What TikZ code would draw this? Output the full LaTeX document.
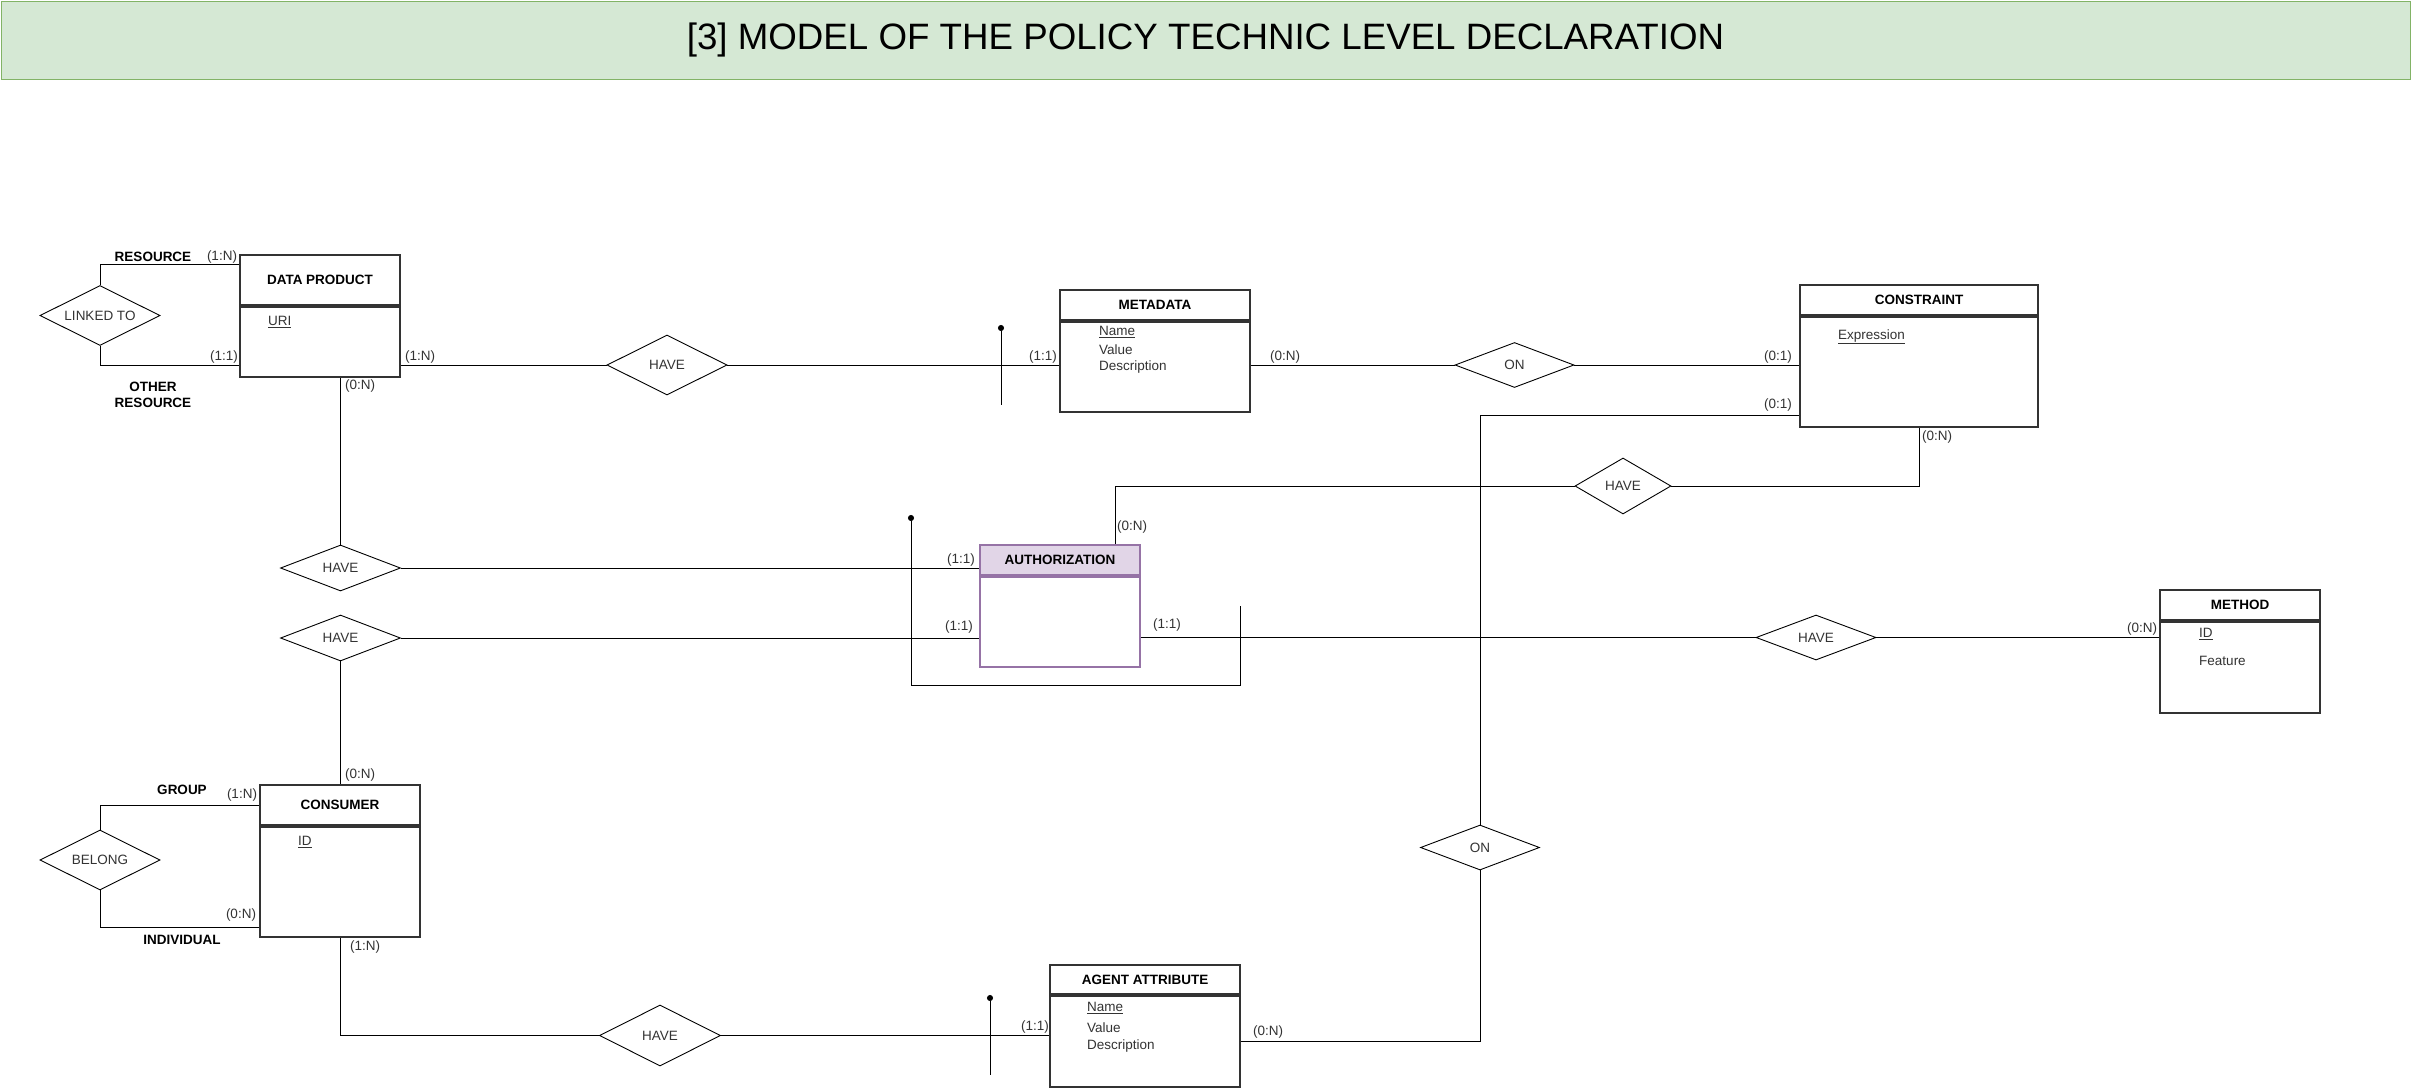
\documentclass[tikz,border=0pt]{standalone}
\usepackage{fontspec}
\setmainfont{Liberation Sans}
\usetikzlibrary{shapes.geometric, arrows.meta, positioning}
\definecolor{titlefill}{RGB}{213,232,212}
\definecolor{titleline}{RGB}{130,179,102}
\definecolor{authfill}{RGB}{225,213,231}
\definecolor{authline}{RGB}{150,115,166}
\definecolor{ink}{RGB}{51,51,51}
\newcommand{\erfont}{\fontsize{13.5}{16}\selectfont}

\tikzset{
  enthead/.style={draw=ink, line width=1.7pt, fill=white, font=\erfont\bfseries, text=black, inner sep=0pt},
  entbody/.style={draw=ink, line width=1.7pt, fill=white, inner sep=0pt},
  rel/.style={diamond, aspect=2, draw=black, line width=0.9pt, fill=white, inner sep=0pt, font=\erfont, text=ink},
  card/.style={font=\erfont, text=ink, inner sep=0pt},
  role/.style={font=\erfont\bfseries, text=black, inner sep=0pt, align=center},
  attr/.style={font=\erfont, text=ink, inner sep=0pt, anchor=west},
  link/.style={draw=black, line width=0.9pt},
  tick/.style={link, {Circle[length=6pt]}-}
}

\begin{document}
\begin{tikzpicture}[x=1pt, y=-1pt]
  \useasboundingbox (0,0) rectangle (2411,1087);

  \node[fill=titlefill, draw=titleline, line width=1pt, minimum width=2409pt, minimum height=78pt,
        inner sep=0pt, font=\fontsize{36.7}{44}\selectfont] (title) at (1205.5,40)
    {[3] MODEL OF THE POLICY TECHNIC LEVEL DECLARATION};

  % entities
  \node[enthead, minimum width=160pt, minimum height=50pt] (dph) at (320,280) {DATA PRODUCT};
  \node[entbody, minimum width=160pt, minimum height=70pt, below=0pt of dph] (dpb) {};
  \node[attr] (dpuri) at (268,322) {\underline{URI}};

  \node[enthead, minimum width=190pt, minimum height=30pt] (mdh) at (1155,305) {METADATA};
  \node[entbody, minimum width=190pt, minimum height=90pt, below=0pt of mdh] (mdb) {};
  \node[attr] (mdname) at (1099,332) {\underline{Name}};
  \node[attr] (mdvalue) at (1099,350) {Value};
  \node[attr] (mddesc) at (1099,367) {Description};

  \node[enthead, minimum width=238pt, minimum height=30pt] (csh) at (1919,300) {CONSTRAINT};
  \node[entbody, minimum width=238pt, minimum height=110pt, below=0pt of csh] (csb) {};
  \node[attr] (csexpr) at (1838,337) {\underline{Expression}};

  \node[enthead, draw=authline, fill=authfill, minimum width=160pt, minimum height=30pt] (ah) at (1060,560) {AUTHORIZATION};
  \node[entbody, draw=authline, minimum width=160pt, minimum height=90pt, below=0pt of ah] (ab) {};

  \node[enthead, minimum width=160pt, minimum height=30pt] (mth) at (2240,605) {METHOD};
  \node[entbody, minimum width=160pt, minimum height=91pt, below=0pt of mth] (mtb) {};
  \node[attr] (mtid) at (2199,634) {\underline{ID}};
  \node[attr] (mtfeat) at (2199,661) {Feature};

  \node[enthead, minimum width=160pt, minimum height=40pt] (ch) at (340,805) {CONSUMER};
  \node[entbody, minimum width=160pt, minimum height=110pt, below=0pt of ch] (cb) {};
  \node[attr] (cid) at (298,842) {\underline{ID}};

  \node[enthead, minimum width=190pt, minimum height=29pt] (agh) at (1145,979.5) {AGENT ATTRIBUTE};
  \node[entbody, minimum width=190pt, minimum height=91pt, below=0pt of agh] (agb) {};
  \node[attr] (agname) at (1087,1008) {\underline{Name}};
  \node[attr] (agvalue) at (1087,1028) {Value};
  \node[attr] (agdesc) at (1087,1046) {Description};

  % relations
  \node[rel, minimum width=120pt, minimum height=60pt] (linkedto) at (100,315.5) {LINKED TO};
  \node[rel, minimum width=120pt, minimum height=60pt] (havemeta) at (667,365) {HAVE};
  \node[rel, minimum width=119pt, minimum height=45pt] (onmeta) at (1514.5,365) {ON};
  \node[rel, minimum width=96pt, minimum height=56pt] (haveconstr) at (1623,486) {HAVE};
  \node[rel, minimum width=120pt, minimum height=46pt] (havedp) at (340.5,568) {HAVE};
  \node[rel, minimum width=120pt, minimum height=46pt] (havecons) at (340.5,638) {HAVE};
  \node[rel, minimum width=120pt, minimum height=45pt] (havemethod) at (1816,637.5) {HAVE};
  \node[rel, minimum width=120pt, minimum height=60pt] (belong) at (100,860) {BELONG};
  \node[rel, minimum width=121pt, minimum height=61pt] (haveagent) at (660,1035.5) {HAVE};
  \node[rel, minimum width=119pt, minimum height=45pt] (onagent) at (1480,847.5) {ON};

  % connectors
  \draw[link] (linkedto.north) |- ([yshift=-10.7pt]dph.north west);
  \draw[link] (linkedto.south) |- (dpb.west |- havemeta);
  \draw[link] (dpb.east |- havemeta) -- (havemeta.west);
  \draw[link] (havemeta.east) -- (mdb.west |- havemeta);
  \draw[link] (mdb.east |- onmeta) -- (onmeta.west);
  \draw[link] (onmeta.east) -- (csb.west |- onmeta);
  \draw[link] (havedp.north) -- (havedp.north |- dpb.south);
  \draw[link] (havedp.east) -- (ah.west |- havedp);
  \draw[link] (havecons.east) -- (ab.west |- havecons);
  \draw[link] (havecons.south) -- (havecons.south |- ch.north);
  \draw[link] (belong.north) |- (ch.west);
  \draw[link] (belong.south) |- ([yshift=10pt]cb.south west);
  \draw[link] (havecons.south |- cb.south) |- (haveagent.west);
  \draw[link] (haveagent.east) -- (agb.west |- haveagent);
  \draw[link] (agb.east) -| (onagent.south);
  \draw[link] (onagent.north) |- ([yshift=12.5pt]csb.south west);
  \draw[link] (csb.south) |- (haveconstr.east);
  \draw[link] (haveconstr.west) -| ([xshift=55.6pt]ah.north);
  \draw[link] (ab.east |- havemethod) -- (havemethod.west);
  \draw[link] (havemethod.east) -- (mtb.west |- havemethod);

  % ticks
  \coordinate (mdtick) at (1001,325);
  \coordinate (agtick) at (990,995);
  \coordinate (atick) at (911,515);
  \coordinate (atickend) at (1240.7,605.7);
  \draw[tick] (mdtick) -- ++(0,80);
  \draw[tick] (agtick) -- ++(0,80);
  \draw[tick] (atick) -- ++(0,170) -| (atickend);

  % roles and cardinalities
  \node[role] (rres) at (153,257) {RESOURCE};
  \node[role] (rother) at (153,395) {OTHER\\RESOURCE};
  \node[role] (rgroup) at (182,790) {GROUP};
  \node[role] (rindiv) at (182,940) {INDIVIDUAL};
  \node[card] (c1) at (222,257) {(1:N)};
  \node[card] (c2) at (224,357) {(1:1)};
  \node[card] (c3) at (420,357) {(1:N)};
  \node[card] (c4) at (360,386) {(0:N)};
  \node[card] (c5) at (1043,357) {(1:1)};
  \node[card] (c6) at (1285,357) {(0:N)};
  \node[card] (c7) at (1778,357) {(0:1)};
  \node[card] (c8) at (1778,405) {(0:1)};
  \node[card] (c9) at (1937,437) {(0:N)};
  \node[card] (c10) at (1132,527) {(0:N)};
  \node[card] (c11) at (961,560) {(1:1)};
  \node[card] (c12) at (959,627) {(1:1)};
  \node[card] (c13) at (1167,625) {(1:1)};
  \node[card] (c14) at (2142,629) {(0:N)};
  \node[card] (c15) at (360,775) {(0:N)};
  \node[card] (c16) at (242,795) {(1:N)};
  \node[card] (c17) at (241,915) {(0:N)};
  \node[card] (c18) at (365,947) {(1:N)};
  \node[card] (c19) at (1035,1027) {(1:1)};
  \node[card] (c20) at (1268,1032) {(0:N)};
\end{tikzpicture}
\end{document}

※ ※ ※

> Requirements: Only the lines from the top of the data through the line with "(dpuri) at (268,322)" should be quoted, exactly and with both ends kept; skip the pictures.

> Solution to this task:
What TikZ code would draw this? Output the full LaTeX document.
\documentclass[tikz,border=0pt]{standalone}
\usepackage{fontspec}
\setmainfont{Liberation Sans}
\usetikzlibrary{shapes.geometric, arrows.meta, positioning}
\definecolor{titlefill}{RGB}{213,232,212}
\definecolor{titleline}{RGB}{130,179,102}
\definecolor{authfill}{RGB}{225,213,231}
\definecolor{authline}{RGB}{150,115,166}
\definecolor{ink}{RGB}{51,51,51}
\newcommand{\erfont}{\fontsize{13.5}{16}\selectfont}

\tikzset{
  enthead/.style={draw=ink, line width=1.7pt, fill=white, font=\erfont\bfseries, text=black, inner sep=0pt},
  entbody/.style={draw=ink, line width=1.7pt, fill=white, inner sep=0pt},
  rel/.style={diamond, aspect=2, draw=black, line width=0.9pt, fill=white, inner sep=0pt, font=\erfont, text=ink},
  card/.style={font=\erfont, text=ink, inner sep=0pt},
  role/.style={font=\erfont\bfseries, text=black, inner sep=0pt, align=center},
  attr/.style={font=\erfont, text=ink, inner sep=0pt, anchor=west},
  link/.style={draw=black, line width=0.9pt},
  tick/.style={link, {Circle[length=6pt]}-}
}

\begin{document}
\begin{tikzpicture}[x=1pt, y=-1pt]
  \useasboundingbox (0,0) rectangle (2411,1087);

  \node[fill=titlefill, draw=titleline, line width=1pt, minimum width=2409pt, minimum height=78pt,
        inner sep=0pt, font=\fontsize{36.7}{44}\selectfont] (title) at (1205.5,40)
    {[3] MODEL OF THE POLICY TECHNIC LEVEL DECLARATION};

  % entities
  \node[enthead, minimum width=160pt, minimum height=50pt] (dph) at (320,280) {DATA PRODUCT};
  \node[entbody, minimum width=160pt, minimum height=70pt, below=0pt of dph] (dpb) {};
  \node[attr] (dpuri) at (268,322) {\underline{URI}};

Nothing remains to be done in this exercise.